• _The input_
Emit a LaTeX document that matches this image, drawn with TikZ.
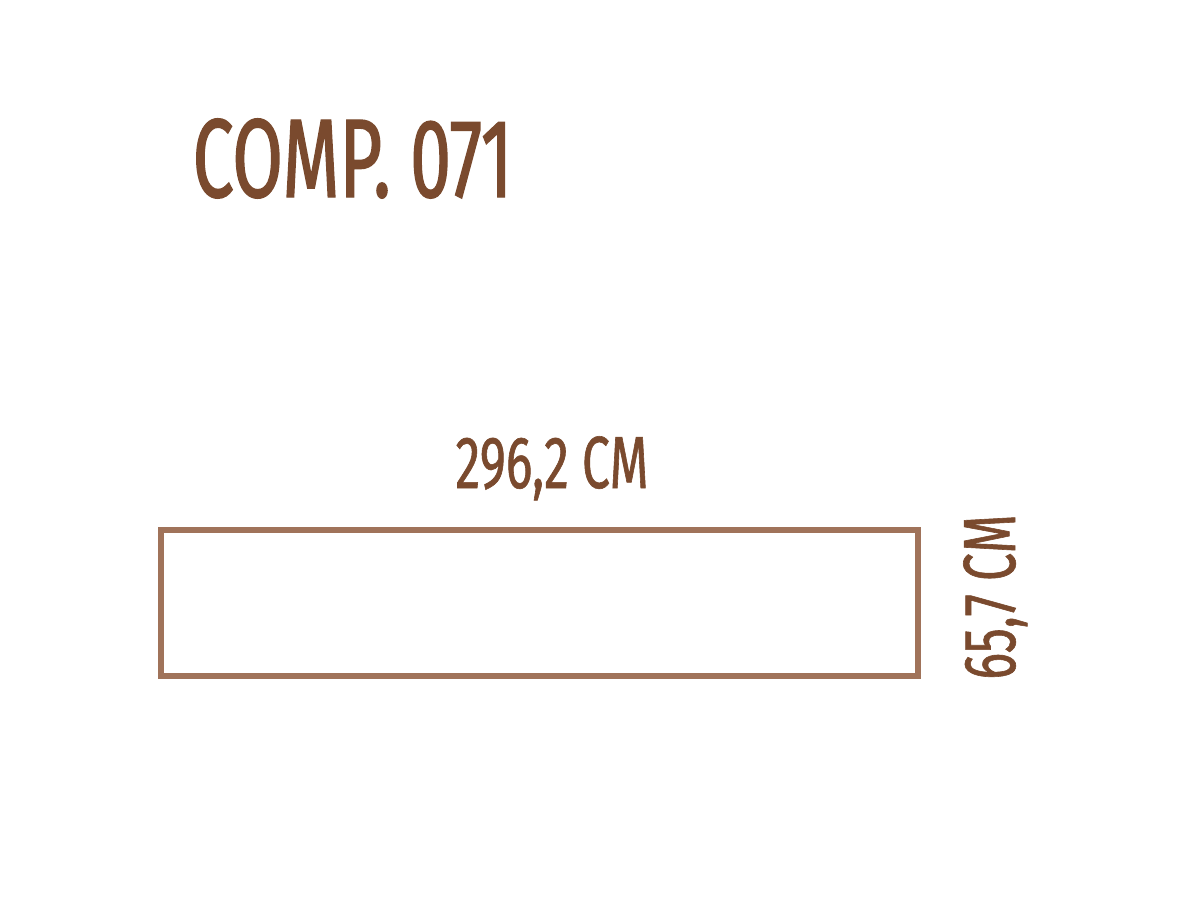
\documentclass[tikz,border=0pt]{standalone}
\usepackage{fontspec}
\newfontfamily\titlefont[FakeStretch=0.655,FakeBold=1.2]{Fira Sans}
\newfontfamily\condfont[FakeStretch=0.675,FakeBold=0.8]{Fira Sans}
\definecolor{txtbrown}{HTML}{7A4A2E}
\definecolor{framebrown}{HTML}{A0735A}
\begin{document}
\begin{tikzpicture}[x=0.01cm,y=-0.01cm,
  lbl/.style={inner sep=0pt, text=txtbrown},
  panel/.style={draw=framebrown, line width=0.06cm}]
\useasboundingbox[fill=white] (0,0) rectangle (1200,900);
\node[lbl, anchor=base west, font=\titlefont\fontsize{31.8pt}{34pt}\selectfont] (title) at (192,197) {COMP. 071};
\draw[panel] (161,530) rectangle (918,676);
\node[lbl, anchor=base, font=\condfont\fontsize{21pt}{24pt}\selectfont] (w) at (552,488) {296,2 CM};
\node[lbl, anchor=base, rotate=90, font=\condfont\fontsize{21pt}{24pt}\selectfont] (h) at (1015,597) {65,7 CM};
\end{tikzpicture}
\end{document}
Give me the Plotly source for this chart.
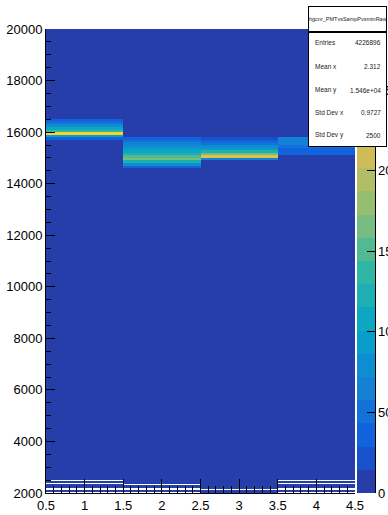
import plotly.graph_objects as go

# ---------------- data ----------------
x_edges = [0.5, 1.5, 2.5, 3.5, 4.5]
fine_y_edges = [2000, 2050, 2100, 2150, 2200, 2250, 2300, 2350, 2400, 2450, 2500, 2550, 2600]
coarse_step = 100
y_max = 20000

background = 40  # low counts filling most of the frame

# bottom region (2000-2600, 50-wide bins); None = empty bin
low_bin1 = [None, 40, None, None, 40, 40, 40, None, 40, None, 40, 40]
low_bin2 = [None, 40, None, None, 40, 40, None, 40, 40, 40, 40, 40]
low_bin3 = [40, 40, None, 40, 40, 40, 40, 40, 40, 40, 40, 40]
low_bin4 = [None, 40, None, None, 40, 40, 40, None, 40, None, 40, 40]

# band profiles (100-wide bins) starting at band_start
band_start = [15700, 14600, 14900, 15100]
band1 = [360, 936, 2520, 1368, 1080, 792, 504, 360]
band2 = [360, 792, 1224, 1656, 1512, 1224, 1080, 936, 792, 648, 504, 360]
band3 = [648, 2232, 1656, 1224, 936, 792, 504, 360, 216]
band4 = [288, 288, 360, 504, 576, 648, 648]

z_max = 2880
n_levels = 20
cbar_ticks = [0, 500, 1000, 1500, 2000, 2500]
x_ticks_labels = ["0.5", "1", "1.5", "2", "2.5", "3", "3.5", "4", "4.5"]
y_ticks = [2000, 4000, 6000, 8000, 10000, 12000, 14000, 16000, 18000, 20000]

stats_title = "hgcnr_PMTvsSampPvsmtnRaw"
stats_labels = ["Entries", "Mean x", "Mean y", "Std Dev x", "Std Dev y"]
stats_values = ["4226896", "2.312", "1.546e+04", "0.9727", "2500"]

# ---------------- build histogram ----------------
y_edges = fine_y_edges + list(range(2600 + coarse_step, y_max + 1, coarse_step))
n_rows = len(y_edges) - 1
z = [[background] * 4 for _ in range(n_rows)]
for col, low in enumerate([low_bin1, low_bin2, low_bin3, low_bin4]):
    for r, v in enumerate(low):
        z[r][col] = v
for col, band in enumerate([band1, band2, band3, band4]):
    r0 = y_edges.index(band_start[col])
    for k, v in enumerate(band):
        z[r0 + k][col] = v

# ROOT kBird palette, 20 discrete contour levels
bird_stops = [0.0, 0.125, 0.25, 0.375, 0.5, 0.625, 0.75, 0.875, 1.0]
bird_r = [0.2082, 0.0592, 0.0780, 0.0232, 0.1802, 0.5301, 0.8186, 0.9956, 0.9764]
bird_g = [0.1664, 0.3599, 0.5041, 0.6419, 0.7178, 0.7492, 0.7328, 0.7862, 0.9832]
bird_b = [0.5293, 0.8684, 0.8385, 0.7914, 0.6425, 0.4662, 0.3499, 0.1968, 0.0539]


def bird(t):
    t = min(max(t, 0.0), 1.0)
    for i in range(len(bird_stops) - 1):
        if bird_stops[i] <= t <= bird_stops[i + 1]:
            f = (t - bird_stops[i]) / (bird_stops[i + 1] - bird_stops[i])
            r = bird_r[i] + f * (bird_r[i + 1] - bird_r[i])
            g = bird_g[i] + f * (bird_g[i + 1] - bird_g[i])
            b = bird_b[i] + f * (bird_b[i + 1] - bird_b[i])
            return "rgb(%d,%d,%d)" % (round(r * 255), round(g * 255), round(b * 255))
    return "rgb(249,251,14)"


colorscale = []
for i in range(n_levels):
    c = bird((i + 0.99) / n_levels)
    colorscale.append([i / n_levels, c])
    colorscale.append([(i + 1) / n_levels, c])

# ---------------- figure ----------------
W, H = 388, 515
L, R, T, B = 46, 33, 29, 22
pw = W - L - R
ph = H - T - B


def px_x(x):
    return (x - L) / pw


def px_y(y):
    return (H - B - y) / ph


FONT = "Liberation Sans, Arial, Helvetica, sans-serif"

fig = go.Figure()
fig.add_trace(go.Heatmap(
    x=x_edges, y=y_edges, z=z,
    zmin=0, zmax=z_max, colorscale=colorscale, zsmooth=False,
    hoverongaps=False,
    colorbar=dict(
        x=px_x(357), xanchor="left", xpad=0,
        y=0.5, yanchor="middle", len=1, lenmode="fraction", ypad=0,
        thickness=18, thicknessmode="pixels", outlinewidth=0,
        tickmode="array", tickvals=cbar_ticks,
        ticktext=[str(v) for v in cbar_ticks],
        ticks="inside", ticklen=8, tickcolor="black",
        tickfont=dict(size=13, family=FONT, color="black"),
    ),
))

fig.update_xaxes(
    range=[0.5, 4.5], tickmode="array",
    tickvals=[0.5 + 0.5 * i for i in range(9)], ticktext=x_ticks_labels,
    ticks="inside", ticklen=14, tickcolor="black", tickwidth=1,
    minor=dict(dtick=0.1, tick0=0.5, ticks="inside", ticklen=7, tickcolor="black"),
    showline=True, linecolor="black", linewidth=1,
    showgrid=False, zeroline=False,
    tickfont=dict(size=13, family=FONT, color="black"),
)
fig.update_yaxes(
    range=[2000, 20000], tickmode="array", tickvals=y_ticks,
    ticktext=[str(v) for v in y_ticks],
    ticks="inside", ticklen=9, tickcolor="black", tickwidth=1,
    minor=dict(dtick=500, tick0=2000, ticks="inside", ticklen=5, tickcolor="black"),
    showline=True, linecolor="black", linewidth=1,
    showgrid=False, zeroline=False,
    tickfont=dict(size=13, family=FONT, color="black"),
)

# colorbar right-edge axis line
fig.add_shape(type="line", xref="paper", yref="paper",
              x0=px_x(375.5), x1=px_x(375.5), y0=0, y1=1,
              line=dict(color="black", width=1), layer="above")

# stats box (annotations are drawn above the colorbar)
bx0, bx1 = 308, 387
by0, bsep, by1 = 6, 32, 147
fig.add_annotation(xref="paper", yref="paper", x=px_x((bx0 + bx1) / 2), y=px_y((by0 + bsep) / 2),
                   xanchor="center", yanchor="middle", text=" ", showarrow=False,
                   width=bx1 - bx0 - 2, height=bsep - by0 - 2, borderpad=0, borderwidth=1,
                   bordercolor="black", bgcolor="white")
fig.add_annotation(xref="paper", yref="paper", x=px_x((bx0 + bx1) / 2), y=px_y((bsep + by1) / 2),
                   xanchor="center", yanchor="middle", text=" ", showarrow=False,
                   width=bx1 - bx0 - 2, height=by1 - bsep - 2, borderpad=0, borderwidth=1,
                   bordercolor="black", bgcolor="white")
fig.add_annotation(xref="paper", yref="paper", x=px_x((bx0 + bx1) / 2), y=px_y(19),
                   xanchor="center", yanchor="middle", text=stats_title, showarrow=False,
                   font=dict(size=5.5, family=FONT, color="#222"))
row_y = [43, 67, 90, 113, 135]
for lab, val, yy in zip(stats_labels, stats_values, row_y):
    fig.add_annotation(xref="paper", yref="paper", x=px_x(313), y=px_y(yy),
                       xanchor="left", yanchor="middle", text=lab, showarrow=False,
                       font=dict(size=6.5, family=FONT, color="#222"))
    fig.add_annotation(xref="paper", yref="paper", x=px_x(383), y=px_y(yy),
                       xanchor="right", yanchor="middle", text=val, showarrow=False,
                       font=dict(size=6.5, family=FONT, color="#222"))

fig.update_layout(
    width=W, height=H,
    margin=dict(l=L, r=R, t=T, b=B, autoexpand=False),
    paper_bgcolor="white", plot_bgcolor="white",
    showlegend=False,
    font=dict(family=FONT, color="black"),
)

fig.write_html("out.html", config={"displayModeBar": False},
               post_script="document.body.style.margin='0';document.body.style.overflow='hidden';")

• _Work to do_
Leaving out the pictures, extract the stretch from the line holding "Give me the Plotly source for this chart." through the line holding "background = 40", word for word.

• _Written solution_
Give me the Plotly source for this chart.
import plotly.graph_objects as go

# ---------------- data ----------------
x_edges = [0.5, 1.5, 2.5, 3.5, 4.5]
fine_y_edges = [2000, 2050, 2100, 2150, 2200, 2250, 2300, 2350, 2400, 2450, 2500, 2550, 2600]
coarse_step = 100
y_max = 20000

background = 40  # low counts filling most of the frame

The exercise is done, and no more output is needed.